Sunday, June 26, 2016
Friday, June 24, 2016
Do you recognize that? If you're a John Denver fan like me then you know it's from Rocky Mountain High. Yup! I've been in Colorado all week, teaching at the lovely Aspen Words. My beginning fiction workshop has dazzled me every day with their bravery, talent, and general wonderfulness. And while I'm teaching and paneling, Annabelle has been tracking bears and building beaver dams at ACES camp.
Today the first leg of our summer adventure ends as we head home. What a great start to summer!
We are in the midst of big life changes, which I'll write about later when all the dust settles. For now, we are sadly packing up our Aspen condo and bidding goodbye to the mountains. I love how it rains puffs of cotton from the cottonwood trees here...

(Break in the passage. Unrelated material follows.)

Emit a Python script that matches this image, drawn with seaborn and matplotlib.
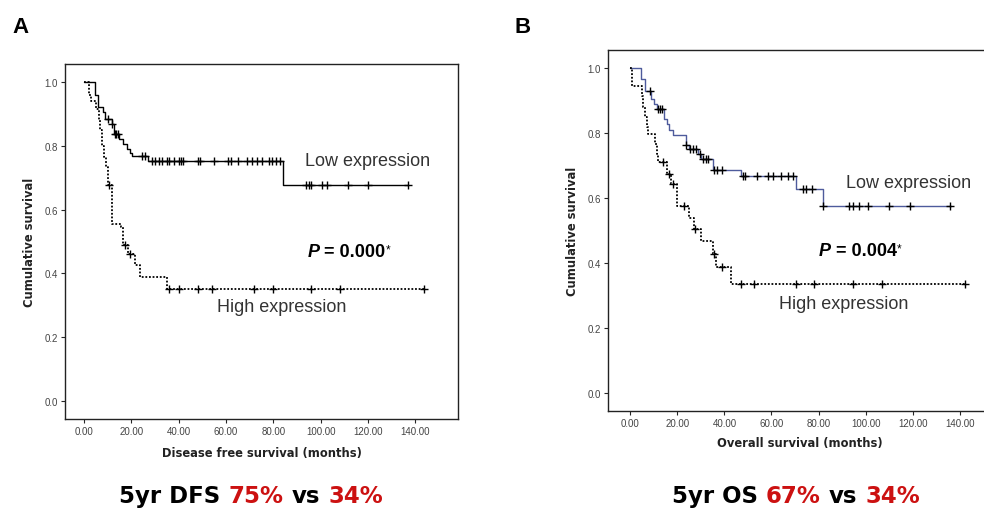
import numpy as np
import matplotlib
matplotlib.use("Agg")
import matplotlib.pyplot as plt
import seaborn as sns

# ---- data ----
# Panel A: disease free survival (step start times / survival after the step)
dfs_low_t = [0, 4.5, 6, 8, 9, 11.8, 12.5, 15, 16.5, 18, 19.5, 20.5, 27, 84, 137]
dfs_low_s = [1.0, 0.96, 0.92, 0.905, 0.885, 0.868, 0.838, 0.82, 0.805, 0.79, 0.776, 0.768, 0.752, 0.677, 0.677]
dfs_low_cens = [10, 12, 13, 13.5, 14.5, 24.5, 25.8, 28.7, 30, 31.5, 33, 35, 36, 38, 40, 41, 42,
                48, 49, 55, 61, 62, 65, 69, 71, 73, 75, 78, 79.5, 81, 83,
                94, 95, 96, 100.6, 102.7, 111.6, 120, 137]

dfs_high_t = [0, 2, 3, 5, 6.2, 6.8, 7.5, 8.5, 9.2, 10, 12, 15.5, 16.3, 18.5, 21.5, 23.5, 35, 143.6]
dfs_high_s = [1.0, 0.96, 0.94, 0.915, 0.88, 0.848, 0.80, 0.765, 0.733, 0.677, 0.555, 0.545, 0.49,
              0.46, 0.425, 0.39, 0.351, 0.351]
dfs_high_cens = [10.5, 17.3, 19.4, 36, 40, 48, 54, 72, 80, 96, 108, 143.6]

# Panel B: overall survival
os_low_t = [0, 4.5, 6.5, 9, 10, 11.5, 14.5, 15.5, 16.5, 18, 23.5, 25, 29, 30, 35, 47, 70.5, 82, 136]
os_low_s = [1.0, 0.966, 0.93, 0.905, 0.89, 0.874, 0.843, 0.828, 0.81, 0.794, 0.763, 0.751, 0.735,
            0.72, 0.687, 0.667, 0.628, 0.576, 0.576]
os_low_cens = [8.5, 12, 12.5, 13.7, 23.5, 25.5, 26.5, 28, 29.5, 31, 32, 33, 35.5, 37, 39,
               48, 48.7, 54, 58.5, 60.6, 64, 67, 69, 73.4, 74.7, 77, 82,
               93, 94.7, 97.3, 101, 110, 118.7, 135.7]

os_high_t = [0, 0.6, 5, 5.5, 6.2, 7, 7.7, 10.7, 11.5, 12, 15.5, 17.5, 20, 24.8, 27, 30, 35, 36.5, 42.7, 142]
os_high_s = [1.0, 0.944, 0.915, 0.88, 0.85, 0.82, 0.797, 0.765, 0.735, 0.71, 0.674, 0.643, 0.576,
             0.54, 0.505, 0.468, 0.428, 0.388, 0.335, 0.335]
os_high_cens = [14, 16.3, 18.4, 22.7, 27.7, 35.5, 39, 47, 52.5, 70.4, 78, 94.7, 106.7, 142]

xtick_vals = [0, 20, 40, 60, 80, 100, 120, 140]
xtick_labels = ["0.00", "20.00", "40.00", "60.00", "80.00", "100.00", "120.00", "140.00"]
ytick_vals = [0.0, 0.2, 0.4, 0.6, 0.8, 1.0]
ytick_labels = ["0.0", "0.2", "0.4", "0.6", "0.8", "1.0"]

sns.set_style("ticks")
plt.rcParams["font.family"] = ["Liberation Sans", "DejaVu Sans"]

TXT = "#333333"
RED = "#cc1111"
BLUE = "#4e5b9c"

fig = plt.figure(figsize=(9.84, 5.10), dpi=100)
axA = fig.add_axes([65 / 984, 90 / 510, 393 / 984, 355 / 510])
axB = fig.add_axes([608 / 984, 98 / 510, 384 / 984, 361 / 510])


def draw_curve(ax, t, s, cens, color, ls, lw):
    sns.lineplot(x=t, y=s, ax=ax, drawstyle="steps-post", color=color, linestyle=ls,
                 linewidth=lw, estimator=None, sort=False)
    idx = np.searchsorted(t, cens, side="right") - 1
    cy = np.asarray(s)[np.clip(idx, 0, len(s) - 1)]
    sns.scatterplot(x=cens, y=cy, ax=ax, marker="+", s=28, color="black",
                    linewidth=1.0, zorder=3)


def style_axes(ax, xlim, xlabel, xpad):
    ax.set_xlim(*xlim)
    ax.set_ylim(-0.056, 1.056)
    ax.set_xticks(xtick_vals)
    ax.set_xticklabels(xtick_labels)
    ax.set_yticks(ytick_vals)
    ax.set_yticklabels(ytick_labels)
    ax.tick_params(direction="out", length=3, width=0.8, labelsize=7,
                   labelcolor="#444444", pad=2)
    for sp in ax.spines.values():
        sp.set_visible(True)
        sp.set_linewidth(1.0)
        sp.set_color("#222222")
    ax.set_xlabel(xlabel, fontsize=8.3, fontweight="bold", family="DejaVu Sans",
                  labelpad=xpad, color="#222222")
    ax.set_ylabel("Cumulative survival", fontsize=8.3, fontweight="bold",
                  family="DejaVu Sans", labelpad=6, color="#222222")


def rich(x, y, pieces, ha="center"):
    # pieces: (text, kwargs, space_before, raise_px); x, y in figure pixels, y = baseline
    r = fig.canvas.get_renderer()
    W, H = fig.bbox.width, fig.bbox.height
    arts, xs, cur = [], [], 0.0
    for txt, kw, gap, dy in pieces:
        if gap:
            a = fig.text(0, 0, "n n", **kw)
            b = fig.text(0, 0, "nn", **kw)
            cur += a.get_window_extent(r).width - b.get_window_extent(r).width
            a.remove()
            b.remove()
        t = fig.text(0, (y + dy) / H, txt, va="baseline", ha="left", **kw)
        arts.append(t)
        xs.append(cur)
        cur += t.get_window_extent(r).width
    off = x - (cur / 2 if ha == "center" else 0)
    for t, xx in zip(arts, xs):
        t.set_x((off + xx) / W)


def data_to_px(ax, x, y):
    return ax.transData.transform((x, y))


# ---- panel A ----
draw_curve(axA, dfs_low_t, dfs_low_s, dfs_low_cens, "black", "-", 1.0)
draw_curve(axA, dfs_high_t, dfs_high_s, dfs_high_cens, "black", (0, (1, 1)), 1.3)
style_axes(axA, (-8, 158), "Disease free survival (months)", 7)
axA.text(93.4, 0.755, "Low expression", fontsize=13, color=TXT, va="center")
axA.text(56.2, 0.295, "High expression", fontsize=13, color=TXT, va="center")

# ---- panel B ----
draw_curve(axB, os_low_t, os_low_s, os_low_cens, BLUE, "-", 1.0)
draw_curve(axB, os_high_t, os_high_s, os_high_cens, "black", (0, (1, 1)), 1.3)
style_axes(axB, (-9.4, 153.6), "Overall survival (months)", 6)
axB.text(91.8, 0.649, "Low expression", fontsize=13, color=TXT, va="center")
axB.text(63.2, 0.274, "High expression", fontsize=13, color=TXT, va="center")

fig.canvas.draw()

# P values
bold = dict(fontsize=13, fontweight="bold", color="black")
for ax, (px, py), val in [(axA, (94.3, 0.455), "= 0.000"), (axB, (80.2, 0.425), "= 0.004")]:
    x0, y0 = data_to_px(ax, px, py)
    rich(x0, y0, [("P", dict(fontsize=13, fontweight="bold", style="italic", color="black"), False, 0),
                  (val, bold, True, 0),
                  ("*", dict(fontsize=8.5, color="black"), False, 3)], ha="left")

# panel letters
fig.text(12 / 984, 1 - 33 / 510, "A", fontsize=16, fontweight="bold", va="baseline", color="black")
fig.text(515 / 984, 1 - 33 / 510, "B", fontsize=16, fontweight="bold", va="baseline", color="black")

# bottom captions
cap = dict(fontsize=16.5, fontweight="bold", family=["DejaVu Sans"])
blk = dict(cap, color="black")
red = dict(cap, color=RED)
rich(251, 510 - 503, [("5yr DFS", blk, False, 0), ("75%", red, True, 0),
                      ("vs", blk, True, 0), ("34%", red, True, 0)])
rich(796, 510 - 503, [("5yr OS", blk, False, 0), ("67%", red, True, 0),
                      ("vs", blk, True, 0), ("34%", red, True, 0)])

fig.savefig("out.png", dpi=100)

Posted by ann hood at 6:29 AM
Tuesday, June 7, 2016
Yesterday was one of the more stressful days in a long string of stressful days. At 3:00 I had to drive an hour to a book club in a little seaside town here, and I was kind of looking forward to the drive: no emails, no pressures, maybe just saw classical music or Alec Baldwin on podcast and me.
I was on Route 1, the beach road, a two lane 55 mile an hour road with a grassy median and then two lanes heading the other direction, and I saw a man on the median. He looked nervous as he watched the traffic heading south--my car among it. I wondered why he didn't cross when there was a break. Then, my car fast approaching, he threw himself into my lane. I mean, he did a belly flop smack onto the road and stayed there.
I both braked and swerved into the other lane, and the man began to roll and then crawl across the road, finally crawling into the nearby woods. Miraculously, I didn't hit him or even come close to hitting him. But I realized in the shock that followed that was he wanted. He didn't try to run across the busy road; he threw himself onto it. In front of me.
I know I should make something of this, some realization about life and death or the human condition. I should take inspiration from it: I'm going through a lot right now but we all need to keep going, or some such. But I have had no epiphany. Just the image of that man, scared, jumping.